O louco do chapéu azul

Correio Braziliense
postado em 06/08/2022 00:01

A brava comunidade de Pelotas em Brasília pode não ser numerosa, mas, em compensação, faz muito barulho e está agitada. É que um dos mais ilustres filhos da terra faz show, hoje, na programação do Festival CoMA, no Clube do Choro. Trata-se do compositor gaúcho Vitor Ramil.

Pois bem, uma das canções mais famosas do menestrel gaúcho é Joaquim, o louco do chapéu azul, uma balada quilométrica, que narra a história de um inventor quixotesco no embate contra as forças do obscurantismo e dos baixos interesses comerciais e políticos: "Muito cedo / Ele foi expulso de alguns colégios / E jurou: 'Nessa lama eu não me afundo mais' / Reformou uma pequena oficina / Com a grana que ganhara / Vendendo velhas invenções / Levou pra lá seus livros, seus projetos / Sua cama e muitas roupas de lã / Sempre com frio, fazia de tudo / Pra matar esse inimigo invisível".

Quando tinha 22 anos, Vitor Ramil escutou a história de Joaquim em Porto Alegre, contada pelo baterista Alexandre Fonseca, neto do piloto. Ele ficou tão assombrado e fascinado que compôs a balada Joaquim, o louco do chapéu azul, de oito minutos e meio, no estilo Bob Dylan.

Em abril de 1943, Joaquim da Costa Fonseca Filho viajou ao Rio de Janeiro em um avião que havia construído em Pelotas. A viagem solitária durou exatas 13 horas e 14 minutos, com um vento desfavorável que o obrigou a quatro escalas: Porto Alegre, Florianópolis, Paranaguá e Santos.

O pelotense voador queria requerer ao gaúcho Salgado Filho, então ministro da Aeronáutica, licença para construir uma fábrica para produzir o aeroplano F2. No entanto, embora a viagem tenha sido sugerida pelo próprio ministro e o avião tenha sido submetido a testes e inteiramente aprovado, a licença não foi concedida.

Mas existe um aspecto misterioso e intrigante na história: em 1943, ou no começo de 1944, Joaquim recebeu uma carta do governo com a negativa para construir aviões em série. Só que escrita em inglês, segundo garante o filho do piloto, Joaquim da Costa Fonseca Neto.

Vitor Ramil não pretendeu remontar a história tal como ela aconteceu; ele tomou a saga de Joaquim como fonte de inspiração para o personagem quixotesco do louco do chapéu azul e o misturou com a figura de Graciliano Ramos, o escritor alagoano que esteve preso na Ilha Grande, no Rio de Janeiro, durante a ditadura de Getúlio Vargas: "Joquim, Joquim / Nau da loucura no mar das idéias / Joquim, Joquim / Quem eram esses canalhas / Que vieram acabar contigo?"

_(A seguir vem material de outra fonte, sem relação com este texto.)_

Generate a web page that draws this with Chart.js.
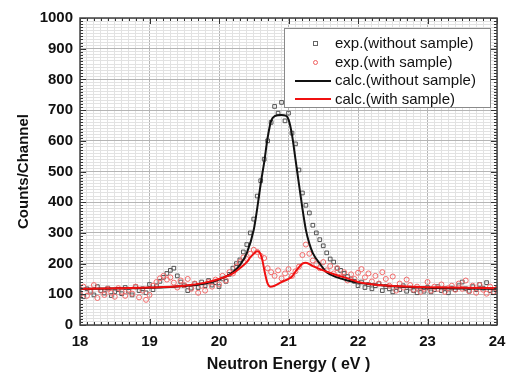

Ramil deduz ou intui que, na verdade, algum lobby de empresa estrangeira, mais especificamente norte-americana, se impôs. Se não fosse essa intervenção, talvez Pelotas poderia ter a primeira fábrica de aviões do Brasil. O enigma permanece vivo, mas Vitor Ramil transformou a história do louco de Pelotas em uma canção azul.